What this task involves:
Reproduce every line of the listing as written, apart from the pictures.

---------- Dataset excerpt ----------

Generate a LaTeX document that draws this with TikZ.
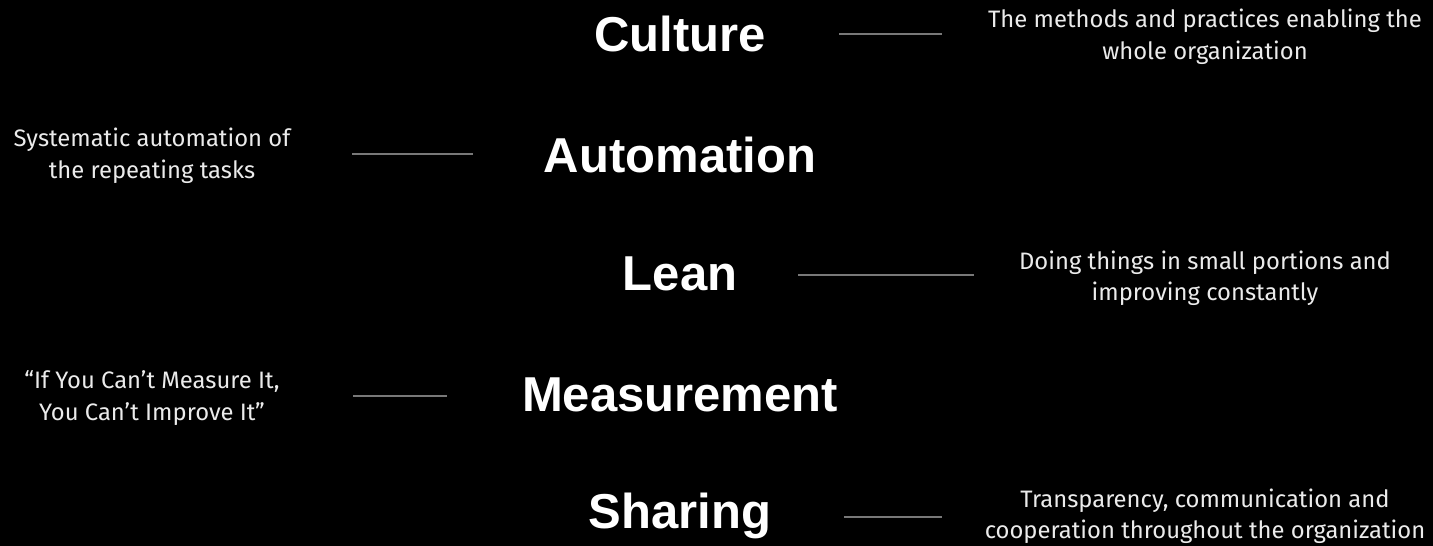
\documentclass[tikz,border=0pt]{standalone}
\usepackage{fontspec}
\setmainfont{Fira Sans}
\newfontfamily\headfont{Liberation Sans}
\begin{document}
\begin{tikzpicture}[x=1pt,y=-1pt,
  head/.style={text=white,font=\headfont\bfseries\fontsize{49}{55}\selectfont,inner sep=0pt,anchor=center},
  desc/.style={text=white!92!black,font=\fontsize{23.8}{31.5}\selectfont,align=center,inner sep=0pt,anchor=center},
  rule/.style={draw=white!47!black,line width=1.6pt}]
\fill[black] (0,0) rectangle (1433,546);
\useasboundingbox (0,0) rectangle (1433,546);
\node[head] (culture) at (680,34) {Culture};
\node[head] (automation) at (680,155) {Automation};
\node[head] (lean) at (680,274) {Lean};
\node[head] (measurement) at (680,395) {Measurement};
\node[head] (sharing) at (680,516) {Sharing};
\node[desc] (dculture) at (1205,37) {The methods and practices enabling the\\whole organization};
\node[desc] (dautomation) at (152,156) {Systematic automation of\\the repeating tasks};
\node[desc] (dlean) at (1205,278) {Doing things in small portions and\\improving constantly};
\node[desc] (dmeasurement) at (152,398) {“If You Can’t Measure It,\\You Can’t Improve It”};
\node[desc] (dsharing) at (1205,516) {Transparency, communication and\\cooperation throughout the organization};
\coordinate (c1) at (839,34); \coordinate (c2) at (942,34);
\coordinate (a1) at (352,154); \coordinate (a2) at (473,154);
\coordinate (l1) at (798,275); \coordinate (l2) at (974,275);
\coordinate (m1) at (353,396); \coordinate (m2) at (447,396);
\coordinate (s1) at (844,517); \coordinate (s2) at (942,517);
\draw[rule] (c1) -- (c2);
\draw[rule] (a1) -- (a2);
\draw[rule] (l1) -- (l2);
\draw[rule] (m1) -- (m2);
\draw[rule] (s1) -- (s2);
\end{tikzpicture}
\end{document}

----------

Exercise response:
Generate a LaTeX document that draws this with TikZ.
\documentclass[tikz,border=0pt]{standalone}
\usepackage{fontspec}
\setmainfont{Fira Sans}
\newfontfamily\headfont{Liberation Sans}
\begin{document}
\begin{tikzpicture}[x=1pt,y=-1pt,
  head/.style={text=white,font=\headfont\bfseries\fontsize{49}{55}\selectfont,inner sep=0pt,anchor=center},
  desc/.style={text=white!92!black,font=\fontsize{23.8}{31.5}\selectfont,align=center,inner sep=0pt,anchor=center},
  rule/.style={draw=white!47!black,line width=1.6pt}]
\fill[black] (0,0) rectangle (1433,546);
\useasboundingbox (0,0) rectangle (1433,546);
\node[head] (culture) at (680,34) {Culture};
\node[head] (automation) at (680,155) {Automation};
\node[head] (lean) at (680,274) {Lean};
\node[head] (measurement) at (680,395) {Measurement};
\node[head] (sharing) at (680,516) {Sharing};
\node[desc] (dculture) at (1205,37) {The methods and practices enabling the\\whole organization};
\node[desc] (dautomation) at (152,156) {Systematic automation of\\the repeating tasks};
\node[desc] (dlean) at (1205,278) {Doing things in small portions and\\improving constantly};
\node[desc] (dmeasurement) at (152,398) {“If You Can’t Measure It,\\You Can’t Improve It”};
\node[desc] (dsharing) at (1205,516) {Transparency, communication and\\cooperation throughout the organization};
\coordinate (c1) at (839,34); \coordinate (c2) at (942,34);
\coordinate (a1) at (352,154); \coordinate (a2) at (473,154);
\coordinate (l1) at (798,275); \coordinate (l2) at (974,275);
\coordinate (m1) at (353,396); \coordinate (m2) at (447,396);
\coordinate (s1) at (844,517); \coordinate (s2) at (942,517);
\draw[rule] (c1) -- (c2);
\draw[rule] (a1) -- (a2);
\draw[rule] (l1) -- (l2);
\draw[rule] (m1) -- (m2);
\draw[rule] (s1) -- (s2);
\end{tikzpicture}
\end{document}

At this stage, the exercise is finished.